Exercise brief: Scan the material below for the string "that", and copy every line where it shows up.

----------------------------------------

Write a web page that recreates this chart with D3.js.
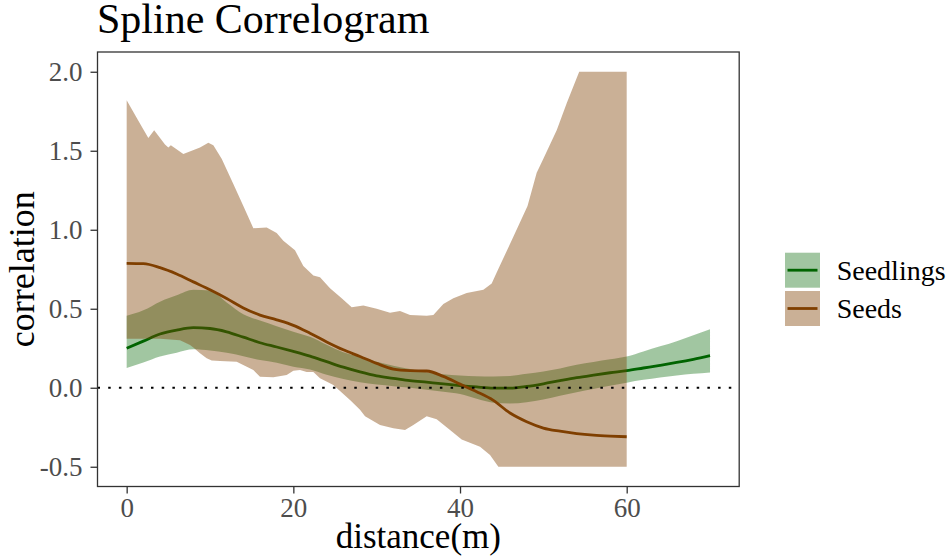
<!DOCTYPE html>
<html>
<head>
<meta charset="utf-8">
<script src="https://cdn.jsdelivr.net/npm/d3@7"></script>
<style>
  body { margin: 0; background: #fff; }
  text { font-family: "Liberation Serif", "DejaVu Serif", serif; }
</style>
</head>
<body>
<div id="chart"></div>
<script>
// ---- data ----
const seriesNames = ["Seedlings", "Seeds"];

// seedlings spline: distance grid, fitted value, confidence band
const seedlingsDist = [0,2,4,6,8,10,12,14,16,18,20,22,24,26,28,30,32,34,36,38,40,42,44,46,48,50,52,54,56,58,60,62,64,66,68,70];
const seedlingsFit = [0.25,0.295,0.34,0.365,0.38,0.375,0.354,0.32,0.285,0.258,0.23,0.2,0.165,0.13,0.1,0.075,0.06,0.045,0.035,0.025,0.014,0.005,-0.002,-0.003,0.008,0.025,0.045,0.064,0.08,0.095,0.108,0.125,0.142,0.16,0.18,0.203];
const seedlingsUpper = [0.455,0.49,0.545,0.585,0.62,0.615,0.54,0.465,0.425,0.39,0.355,0.322,0.272,0.225,0.196,0.165,0.14,0.118,0.098,0.085,0.077,0.073,0.071,0.074,0.088,0.103,0.122,0.145,0.163,0.18,0.198,0.23,0.262,0.295,0.332,0.37];
const seedlingsLower = [0.125,0.16,0.198,0.222,0.243,0.235,0.222,0.2,0.175,0.158,0.133,0.115,0.082,0.055,0.035,0.02,0.01,0,-0.012,-0.025,-0.04,-0.07,-0.095,-0.1,-0.092,-0.075,-0.05,-0.028,-0.008,0.012,0.032,0.05,0.065,0.078,0.088,0.097];

// seeds spline
const seedsDist = [0,2,4,6,8,10,12,14,16,18,20,22,24,26,28,30,32,34,36,38,40,42,44,46,48,50,52,54,56,58,60];
const seedsFit = [0.787,0.785,0.76,0.72,0.67,0.62,0.565,0.505,0.46,0.43,0.395,0.345,0.29,0.24,0.198,0.154,0.118,0.108,0.106,0.072,0.023,-0.025,-0.08,-0.16,-0.215,-0.255,-0.275,-0.29,-0.3,-0.306,-0.31];
// seeds band edges (bootstrap envelope, ragged)
const seedsUpperDist = [0,1.3,2.6,3.3,4.6,5.0,5.3,6.8,8.8,9.8,10.4,11.4,12.8,14,15.2,16.8,18,18.8,20.2,21.2,22.4,23.2,24.4,25.8,27,28.4,30,31.6,32.8,34,36,36.8,38,39.2,40.8,42.8,43.8,44.4,46.4,48.1,49.2,50,51.6,52.8,54.3,60];
const seedsUpper = [1.82,1.7,1.58,1.63,1.54,1.52,1.535,1.48,1.52,1.55,1.535,1.45,1.29,1.15,1.01,1.015,0.98,0.93,0.87,0.77,0.71,0.70,0.63,0.566,0.51,0.52,0.50,0.475,0.485,0.46,0.456,0.46,0.53,0.566,0.60,0.62,0.66,0.73,0.955,1.15,1.36,1.45,1.63,1.80,2.0,2.0];
const seedsLowerDist = [0,4,6.4,7.6,8,8.8,9.6,10.2,11.2,13.2,15.2,16,17.6,19.2,20,20.8,21.6,22.4,23.2,24.8,26.8,28,28.6,30.4,32,33.4,34.4,36,37.2,38.8,40.2,42.4,43.6,44.6,60];
const seedsLower = [0.31,0.31,0.30,0.27,0.255,0.218,0.186,0.172,0.17,0.165,0.112,0.07,0.066,0.08,0.108,0.112,0.10,0.10,0.06,0.017,-0.078,-0.14,-0.18,-0.236,-0.257,-0.268,-0.236,-0.18,-0.2,-0.268,-0.327,-0.373,-0.426,-0.5,-0.5];

const yTicks = [-0.5, 0, 0.5, 1, 1.5, 2];
const yTickLabels = ["-0.5", "0.0", "0.5", "1.0", "1.5", "2.0"];
const xTicks = [0, 20, 40, 60];
const xTickLabels = ["0", "20", "40", "60"];

// ---- layout ----
const W = 951, H = 558;
const panel = { left: 97.5, top: 52, right: 739.2, bottom: 486.5 };
const colSeedlings = "#006400";
const colSeeds = "#7f3f00";

const svg = d3.select("#chart").append("svg")
  .attr("width", W)
  .attr("height", H);

const x = d3.scaleLinear().domain([-3.5, 73.5]).range([panel.left, panel.right]);
const y = d3.scaleLinear().domain([-0.625, 2.125]).range([panel.bottom, panel.top]);

svg.append("clipPath").attr("id", "clip")
  .append("rect")
  .attr("x", panel.left).attr("y", panel.top)
  .attr("width", panel.right - panel.left)
  .attr("height", panel.bottom - panel.top);

const plot = svg.append("g").attr("clip-path", "url(#clip)");

// seedlings band + line
const seedlingsRows = seedlingsDist.map((d, i) => ({ d: d, fit: seedlingsFit[i], lo: seedlingsLower[i], hi: seedlingsUpper[i] }));

plot.append("path")
  .datum(seedlingsRows)
  .attr("fill", colSeedlings)
  .attr("fill-opacity", 0.37)
  .attr("d", d3.area()
    .x(r => x(r.d))
    .y0(r => y(r.lo))
    .y1(r => y(r.hi))
    .curve(d3.curveMonotoneX));

plot.append("path")
  .datum(seedlingsRows)
  .attr("fill", "none")
  .attr("stroke", colSeedlings)
  .attr("stroke-width", 2.8)
  .attr("d", d3.line()
    .x(r => x(r.d))
    .y(r => y(r.fit))
    .curve(d3.curveMonotoneX));

// seeds band (upper edge forward, lower edge back) + line
const seedsBand = seedsUpperDist.map((d, i) => [d, seedsUpper[i]])
  .concat(seedsLowerDist.map((d, i) => [d, seedsLower[i]]).reverse());

plot.append("path")
  .datum(seedsBand)
  .attr("fill", colSeeds)
  .attr("fill-opacity", 0.41)
  .attr("d", d3.line()
    .x(p => x(p[0]))
    .y(p => y(p[1]))
    .curve(d3.curveLinearClosed));

plot.append("path")
  .datum(seedsDist.map((d, i) => [d, seedsFit[i]]))
  .attr("fill", "none")
  .attr("stroke", colSeeds)
  .attr("stroke-width", 2.8)
  .attr("d", d3.line()
    .x(p => x(p[0]))
    .y(p => y(p[1]))
    .curve(d3.curveMonotoneX));

// zero reference line
plot.append("line")
  .attr("x1", panel.left).attr("x2", panel.right)
  .attr("y1", y(0)).attr("y2", y(0))
  .attr("stroke", "#000")
  .attr("stroke-width", 2)
  .attr("stroke-dasharray", "2.5,8.2");

// panel border
svg.append("rect")
  .attr("x", panel.left).attr("y", panel.top)
  .attr("width", panel.right - panel.left)
  .attr("height", panel.bottom - panel.top)
  .attr("fill", "none")
  .attr("stroke", "#333")
  .attr("stroke-width", 1.3);

// axes
const yAxis = svg.append("g")
  .attr("transform", `translate(${panel.left},0)`)
  .call(d3.axisLeft(y).tickValues(yTicks).tickFormat((d, i) => yTickLabels[i]).tickSize(7).tickPadding(8));

const xAxis = svg.append("g")
  .attr("transform", `translate(0,${panel.bottom})`)
  .call(d3.axisBottom(x).tickValues(xTicks).tickFormat((d, i) => xTickLabels[i]).tickSize(7).tickPadding(4));

[yAxis, xAxis].forEach(g => {
  g.select(".domain").remove();
  g.selectAll(".tick line").attr("stroke", "#333").attr("stroke-width", 1.3);
  g.selectAll(".tick text")
    .attr("fill", "#4d4d4d")
    .style("font-family", '"Liberation Serif", "DejaVu Serif", serif')
    .style("font-size", "27px");
});

// titles
svg.append("text")
  .attr("x", 97)
  .attr("y", 32.5)
  .attr("font-size", 42)
  .attr("fill", "#000")
  .text("Spline Correlogram");

svg.append("text")
  .attr("x", (panel.left + panel.right) / 2)
  .attr("y", 548)
  .attr("text-anchor", "middle")
  .attr("font-size", 35)
  .attr("fill", "#000")
  .text("distance(m)");

svg.append("text")
  .attr("transform", `translate(34,${(panel.top + panel.bottom) / 2}) rotate(-90)`)
  .attr("text-anchor", "middle")
  .attr("font-size", 36)
  .attr("fill", "#000")
  .text("correlation");

// legend
const legendColors = [colSeedlings, colSeeds];
const legendAlpha = [0.37, 0.41];
const legend = svg.append("g").attr("transform", "translate(785,252.7)");
seriesNames.forEach((name, i) => {
  const g = legend.append("g").attr("transform", `translate(0,${i * 38.3})`);
  g.append("rect")
    .attr("width", 35).attr("height", 35)
    .attr("fill", legendColors[i])
    .attr("fill-opacity", legendAlpha[i]);
  g.append("line")
    .attr("x1", 2.5).attr("x2", 32.5)
    .attr("y1", 17.5).attr("y2", 17.5)
    .attr("stroke", legendColors[i])
    .attr("stroke-width", 2.8);
  g.append("text")
    .attr("x", 51.7)
    .attr("y", 27)
    .attr("font-size", 28)
    .attr("fill", "#000")
    .text(name);
});
</script>
</body>
</html>
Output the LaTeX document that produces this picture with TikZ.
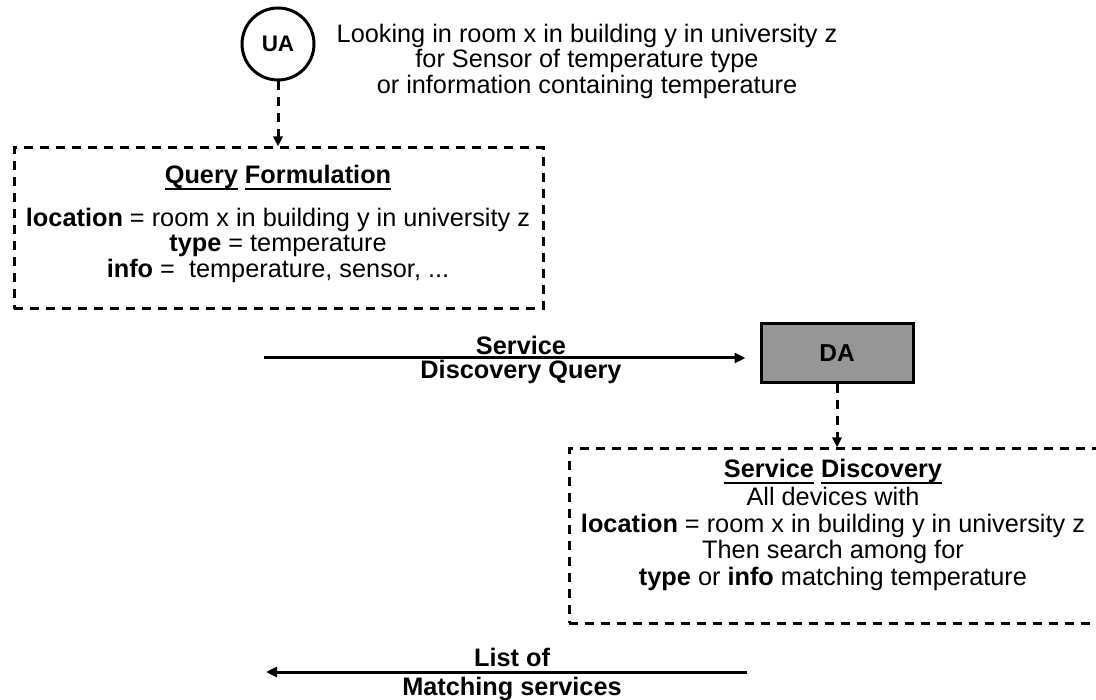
\documentclass[tikz,border=0pt]{standalone}
\usepackage{fontspec}
\setmainfont{Liberation Sans}
\usetikzlibrary{arrows.meta}
\definecolor{dafill}{RGB}{150,150,150}
% underline a word with a rule at a fixed depth below the baseline
\newcommand{\ulword}[1]{\setbox0\hbox{#1}\leavevmode\rlap{\rule[-6.5pt]{\wd0}{2.2pt}}\box0\relax}
\begin{document}
\begin{tikzpicture}[x=1pt,y=-1pt,
  txt/.style={font=\fontsize{25.3}{25.5}\selectfont, align=center, inner sep=0pt},
  btxt/.style={font=\fontsize{25.3}{25.5}\selectfont\bfseries, align=center, inner sep=0pt},
  dashbox/.style={draw, line width=3pt, dash pattern=on 9pt off 7pt, inner sep=0pt},
  dlink/.style={line width=3pt, dash pattern=on 9pt off 7pt, -{Triangle[length=10pt,width=9pt]}},
  slink/.style={line width=3pt, -{Triangle[length=11pt,width=10pt]}}]
\clip (0,0) rectangle (1096,700);

% user agent
\node[draw, circle, line width=3pt, minimum size=72pt, inner sep=0pt,
      font=\fontsize{22.5}{23}\selectfont\bfseries] (ua) at (278,44) {UA};
\node[txt] (desc) at (587,61) {Looking in room x in building y in university z\\
  for Sensor of temperature type\\ or information containing temperature};

% query formulation box
\node[dashbox, minimum width=529pt, minimum height=161pt] (qbox) at (278.5,228.5) {};
\node[txt] (qtitle) at (278,178) {\ulword{\textbf{Query}} \ulword{\textbf{Formulation}}};
\node[txt] (qbody) at (278,245) {\textbf{location} = room x in building y in university z\\
  \textbf{type} = temperature\\ \textbf{info} =\ \ temperature, sensor, ...};
\draw[dlink] (ua.south) -- (ua.south |- qbox.north);

% directory agent
\node[draw, line width=3pt, fill=dafill, minimum width=152pt, minimum height=59pt,
      inner sep=0pt, font=\fontsize{24.5}{25}\selectfont\bfseries] (da) at (837,353.5) {DA};
\coordinate (sq0) at (264,358);
\draw[slink, shorten >=14pt] (sq0) -- (da.west |- sq0);
\node[btxt] (sqa) at (521,345) {Service};
\node[btxt] (sqb) at (521,372) {Discovery Query};

% service discovery box
\node[dashbox, minimum width=531pt, minimum height=174pt] (sbox) at (834.5,536) {};
\node[txt] (stitle) at (833,472) {\ulword{\textbf{Service}} \ulword{\textbf{Discovery}}};
\node[txt, font=\fontsize{25.3}{26.5}\selectfont] (sbody) at (833,539) {All devices with\\
  \textbf{location} = room x in building y in university z\\
  Then search among for\\ \textbf{type} or \textbf{info} matching temperature};
\draw[dlink] (da.south) -- (da.south |- sbox.north);

% reply with the matching services
\coordinate (ls0) at (747,672);
\coordinate (ls1) at (266,672);
\draw[slink] (ls0) -- (ls1);
\node[btxt] (lsa) at (512,657) {List of};
\node[btxt] (lsb) at (512,689) {Matching services};
\end{tikzpicture}
\end{document}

----------------------------------------

Answer for the task:
Write a web page that recreates this chart with D3.js.
Output the LaTeX document that produces this picture with TikZ.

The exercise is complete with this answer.